§ Exercise goal: Your task is to extract every entry that follows word for word while excluding the pictures.

§ Provided entries:
———
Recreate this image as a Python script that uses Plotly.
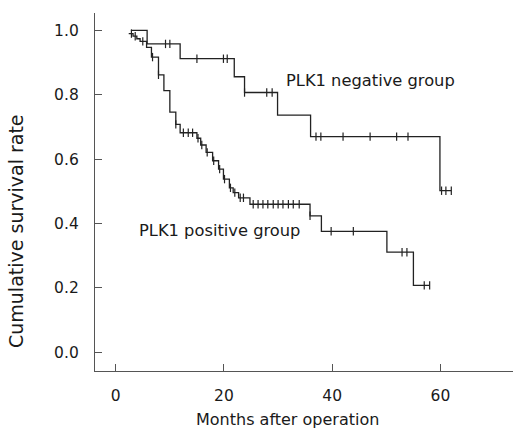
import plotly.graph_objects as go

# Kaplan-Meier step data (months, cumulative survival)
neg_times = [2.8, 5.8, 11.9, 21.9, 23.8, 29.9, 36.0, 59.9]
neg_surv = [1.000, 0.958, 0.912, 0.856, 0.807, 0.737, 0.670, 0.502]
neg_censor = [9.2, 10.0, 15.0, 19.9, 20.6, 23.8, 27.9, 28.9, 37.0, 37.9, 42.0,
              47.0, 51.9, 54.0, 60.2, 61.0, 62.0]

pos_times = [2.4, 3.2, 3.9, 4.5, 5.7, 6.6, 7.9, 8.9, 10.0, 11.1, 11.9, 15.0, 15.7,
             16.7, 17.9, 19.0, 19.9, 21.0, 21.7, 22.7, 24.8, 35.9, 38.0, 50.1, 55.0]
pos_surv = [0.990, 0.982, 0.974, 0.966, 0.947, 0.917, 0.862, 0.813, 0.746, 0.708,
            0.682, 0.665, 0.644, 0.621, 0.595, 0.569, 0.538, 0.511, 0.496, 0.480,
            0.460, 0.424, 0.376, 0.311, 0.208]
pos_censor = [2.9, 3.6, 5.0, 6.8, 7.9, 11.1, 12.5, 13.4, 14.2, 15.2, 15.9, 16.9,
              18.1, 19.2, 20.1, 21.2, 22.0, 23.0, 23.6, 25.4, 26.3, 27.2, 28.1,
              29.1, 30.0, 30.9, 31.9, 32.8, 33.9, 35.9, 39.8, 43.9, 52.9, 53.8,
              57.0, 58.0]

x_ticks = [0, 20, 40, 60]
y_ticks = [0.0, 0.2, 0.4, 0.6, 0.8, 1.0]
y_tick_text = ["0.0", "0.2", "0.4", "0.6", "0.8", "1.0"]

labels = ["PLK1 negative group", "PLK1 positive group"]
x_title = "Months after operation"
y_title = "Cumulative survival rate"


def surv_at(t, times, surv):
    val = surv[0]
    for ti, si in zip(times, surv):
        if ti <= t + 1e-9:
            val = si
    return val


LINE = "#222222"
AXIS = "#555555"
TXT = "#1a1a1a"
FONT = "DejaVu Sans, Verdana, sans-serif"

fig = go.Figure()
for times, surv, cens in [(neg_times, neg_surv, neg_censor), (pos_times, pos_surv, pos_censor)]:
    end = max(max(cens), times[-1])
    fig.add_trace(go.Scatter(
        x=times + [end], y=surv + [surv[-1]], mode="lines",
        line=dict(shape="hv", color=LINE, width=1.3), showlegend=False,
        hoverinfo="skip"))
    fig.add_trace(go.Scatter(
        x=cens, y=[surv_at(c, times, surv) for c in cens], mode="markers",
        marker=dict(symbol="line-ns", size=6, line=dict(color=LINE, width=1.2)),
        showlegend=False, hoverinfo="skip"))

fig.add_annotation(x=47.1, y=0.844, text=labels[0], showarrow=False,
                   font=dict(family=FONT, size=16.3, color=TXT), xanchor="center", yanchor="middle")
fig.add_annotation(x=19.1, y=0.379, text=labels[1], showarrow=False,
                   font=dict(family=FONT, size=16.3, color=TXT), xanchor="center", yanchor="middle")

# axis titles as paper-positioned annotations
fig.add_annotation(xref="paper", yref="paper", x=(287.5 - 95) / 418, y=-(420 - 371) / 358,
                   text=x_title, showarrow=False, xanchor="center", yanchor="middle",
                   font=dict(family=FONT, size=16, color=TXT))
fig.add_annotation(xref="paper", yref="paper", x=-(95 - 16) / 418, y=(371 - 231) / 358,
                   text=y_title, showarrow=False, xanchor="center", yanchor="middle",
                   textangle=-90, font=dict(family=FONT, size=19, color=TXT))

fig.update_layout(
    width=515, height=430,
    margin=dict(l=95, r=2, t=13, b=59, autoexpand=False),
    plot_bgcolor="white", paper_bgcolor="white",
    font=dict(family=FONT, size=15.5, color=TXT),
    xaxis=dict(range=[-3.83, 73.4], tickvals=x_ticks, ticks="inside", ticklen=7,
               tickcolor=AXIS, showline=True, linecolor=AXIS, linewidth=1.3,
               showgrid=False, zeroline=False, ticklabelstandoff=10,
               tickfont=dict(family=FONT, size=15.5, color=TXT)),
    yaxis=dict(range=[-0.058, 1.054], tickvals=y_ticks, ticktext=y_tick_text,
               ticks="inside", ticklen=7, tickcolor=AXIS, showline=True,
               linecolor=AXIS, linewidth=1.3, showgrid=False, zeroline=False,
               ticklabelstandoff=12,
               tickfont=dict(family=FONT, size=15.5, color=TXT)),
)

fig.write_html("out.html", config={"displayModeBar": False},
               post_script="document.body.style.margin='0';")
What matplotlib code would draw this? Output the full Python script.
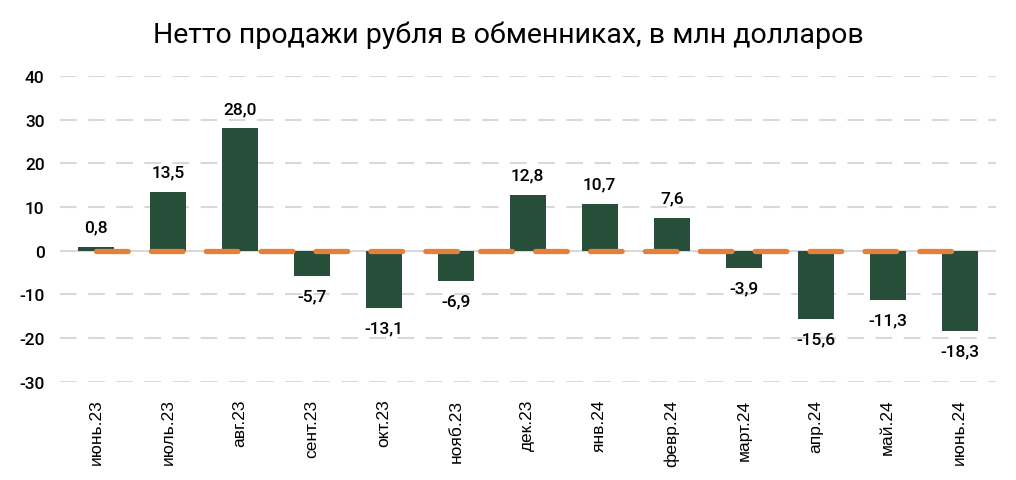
———
§ Result for this task:
Recreate this image as a Python script that uses Plotly.
import plotly.graph_objects as go

# Kaplan-Meier step data (months, cumulative survival)
neg_times = [2.8, 5.8, 11.9, 21.9, 23.8, 29.9, 36.0, 59.9]
neg_surv = [1.000, 0.958, 0.912, 0.856, 0.807, 0.737, 0.670, 0.502]
neg_censor = [9.2, 10.0, 15.0, 19.9, 20.6, 23.8, 27.9, 28.9, 37.0, 37.9, 42.0,
              47.0, 51.9, 54.0, 60.2, 61.0, 62.0]

pos_times = [2.4, 3.2, 3.9, 4.5, 5.7, 6.6, 7.9, 8.9, 10.0, 11.1, 11.9, 15.0, 15.7,
             16.7, 17.9, 19.0, 19.9, 21.0, 21.7, 22.7, 24.8, 35.9, 38.0, 50.1, 55.0]
pos_surv = [0.990, 0.982, 0.974, 0.966, 0.947, 0.917, 0.862, 0.813, 0.746, 0.708,
            0.682, 0.665, 0.644, 0.621, 0.595, 0.569, 0.538, 0.511, 0.496, 0.480,
            0.460, 0.424, 0.376, 0.311, 0.208]
pos_censor = [2.9, 3.6, 5.0, 6.8, 7.9, 11.1, 12.5, 13.4, 14.2, 15.2, 15.9, 16.9,
              18.1, 19.2, 20.1, 21.2, 22.0, 23.0, 23.6, 25.4, 26.3, 27.2, 28.1,
              29.1, 30.0, 30.9, 31.9, 32.8, 33.9, 35.9, 39.8, 43.9, 52.9, 53.8,
              57.0, 58.0]

x_ticks = [0, 20, 40, 60]
y_ticks = [0.0, 0.2, 0.4, 0.6, 0.8, 1.0]
y_tick_text = ["0.0", "0.2", "0.4", "0.6", "0.8", "1.0"]

labels = ["PLK1 negative group", "PLK1 positive group"]
x_title = "Months after operation"
y_title = "Cumulative survival rate"


def surv_at(t, times, surv):
    val = surv[0]
    for ti, si in zip(times, surv):
        if ti <= t + 1e-9:
            val = si
    return val


LINE = "#222222"
AXIS = "#555555"
TXT = "#1a1a1a"
FONT = "DejaVu Sans, Verdana, sans-serif"

fig = go.Figure()
for times, surv, cens in [(neg_times, neg_surv, neg_censor), (pos_times, pos_surv, pos_censor)]:
    end = max(max(cens), times[-1])
    fig.add_trace(go.Scatter(
        x=times + [end], y=surv + [surv[-1]], mode="lines",
        line=dict(shape="hv", color=LINE, width=1.3), showlegend=False,
        hoverinfo="skip"))
    fig.add_trace(go.Scatter(
        x=cens, y=[surv_at(c, times, surv) for c in cens], mode="markers",
        marker=dict(symbol="line-ns", size=6, line=dict(color=LINE, width=1.2)),
        showlegend=False, hoverinfo="skip"))

fig.add_annotation(x=47.1, y=0.844, text=labels[0], showarrow=False,
                   font=dict(family=FONT, size=16.3, color=TXT), xanchor="center", yanchor="middle")
fig.add_annotation(x=19.1, y=0.379, text=labels[1], showarrow=False,
                   font=dict(family=FONT, size=16.3, color=TXT), xanchor="center", yanchor="middle")

# axis titles as paper-positioned annotations
fig.add_annotation(xref="paper", yref="paper", x=(287.5 - 95) / 418, y=-(420 - 371) / 358,
                   text=x_title, showarrow=False, xanchor="center", yanchor="middle",
                   font=dict(family=FONT, size=16, color=TXT))
fig.add_annotation(xref="paper", yref="paper", x=-(95 - 16) / 418, y=(371 - 231) / 358,
                   text=y_title, showarrow=False, xanchor="center", yanchor="middle",
                   textangle=-90, font=dict(family=FONT, size=19, color=TXT))

fig.update_layout(
    width=515, height=430,
    margin=dict(l=95, r=2, t=13, b=59, autoexpand=False),
    plot_bgcolor="white", paper_bgcolor="white",
    font=dict(family=FONT, size=15.5, color=TXT),
    xaxis=dict(range=[-3.83, 73.4], tickvals=x_ticks, ticks="inside", ticklen=7,
               tickcolor=AXIS, showline=True, linecolor=AXIS, linewidth=1.3,
               showgrid=False, zeroline=False, ticklabelstandoff=10,
               tickfont=dict(family=FONT, size=15.5, color=TXT)),
    yaxis=dict(range=[-0.058, 1.054], tickvals=y_ticks, ticktext=y_tick_text,
               ticks="inside", ticklen=7, tickcolor=AXIS, showline=True,
               linecolor=AXIS, linewidth=1.3, showgrid=False, zeroline=False,
               ticklabelstandoff=12,
               tickfont=dict(family=FONT, size=15.5, color=TXT)),
)

fig.write_html("out.html", config={"displayModeBar": False},
               post_script="document.body.style.margin='0';")
What matplotlib code would draw this? Output the full Python script.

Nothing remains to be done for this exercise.